The acquisition gave HP an application server product, which is software that handles e-business transactions by being the middleman between a person's Web browser and a company back-end databases.

"If you're going to have e-services, you need a place to implement that service, and Bluestone provides (HP) with its combination of tools and the application server," Gilpin said. "They didn't have it before and it was a significant piece missing."

Hope for a lingua franca
Another key piece of the e-services vision is E-speak, announced in May 1999 and now taking its first baby steps in the market. E-speak, now part of the Netactions suite, is open-source software that automatically finds services on the Internet and cuts deals according to preferences such as price, speed or quality.

Rajiv Gupta, head of the E-speak initiative, acknowledged in an interview that E-speak took awhile to get going.

"There was a gestation period," he said. But a week and a half ago, HP put the software on its product price sheet, Gupta said, and there are several customers paying HP for E-speak support services.

In addition, HP's Laserjet printer group has begun using E-speak to link the accounting and inventory systems of HP and a supplier, Printronics. And next week at the GSM World mobile phone conference in France, HP will announce that a major mobile services company is using E-speak as a critical part of its back-end system.

A key measure of the success of E-speak will be adoption by its competitors, a move HP tried to encourage by making it open-source software that anyone could use and modify for free. Now IBM, Microsoft and Sun all are inviting HP to contribute its intellectual property to standards groups interested in E-speak, Gupta said.

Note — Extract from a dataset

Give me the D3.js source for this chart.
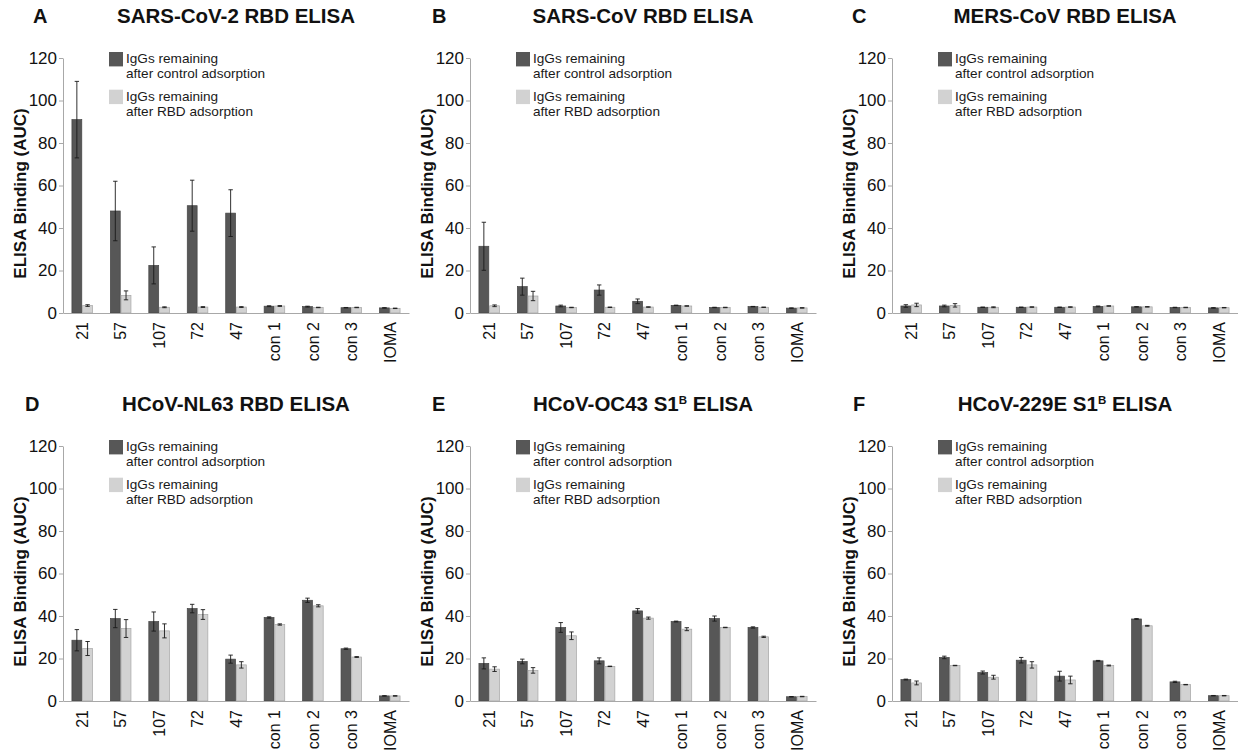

One key part of E-speak is its ability to constantly reassemble business relationships by discovering new services and brokering new deals. That method stands in contrast to today's world, where electronic interactions are laboriously set up in advance and changed only with difficulty.

"This is about taking what used to be static to make it more fluid, to allow it to change," said Duane Zitzner, head of HP's computer systems division.

Web services all the rage
A number of HP's competitors also have grand visions for meshing business operations with the Internet.

Microsoft over the summer announced its Internet strategy and two-year product road map that included a new version of the Windows operating system tied more closely to the Web, new versions of its e-business infrastructure software, and new software development tools.

Oracle countered Microsoft in December with its own Web services strategy. The database software maker shipped new software, called Oracle 9i Dynamic Services, which builds such Web-based services as currency translation, claims processing and travel booking. The software is included at no extra charge with Oracle's database software.

Sun last week announced its Web services strategy that ties together its Forte for Java software tools, iPlanet e-business software, Solaris operating system and Java. The announcement included a product road map, such as new forthcoming versions of Forte software development tools that will allow programmers to build Web services.

Meanwhile, IBM will be shipping its Web services software within the next six months.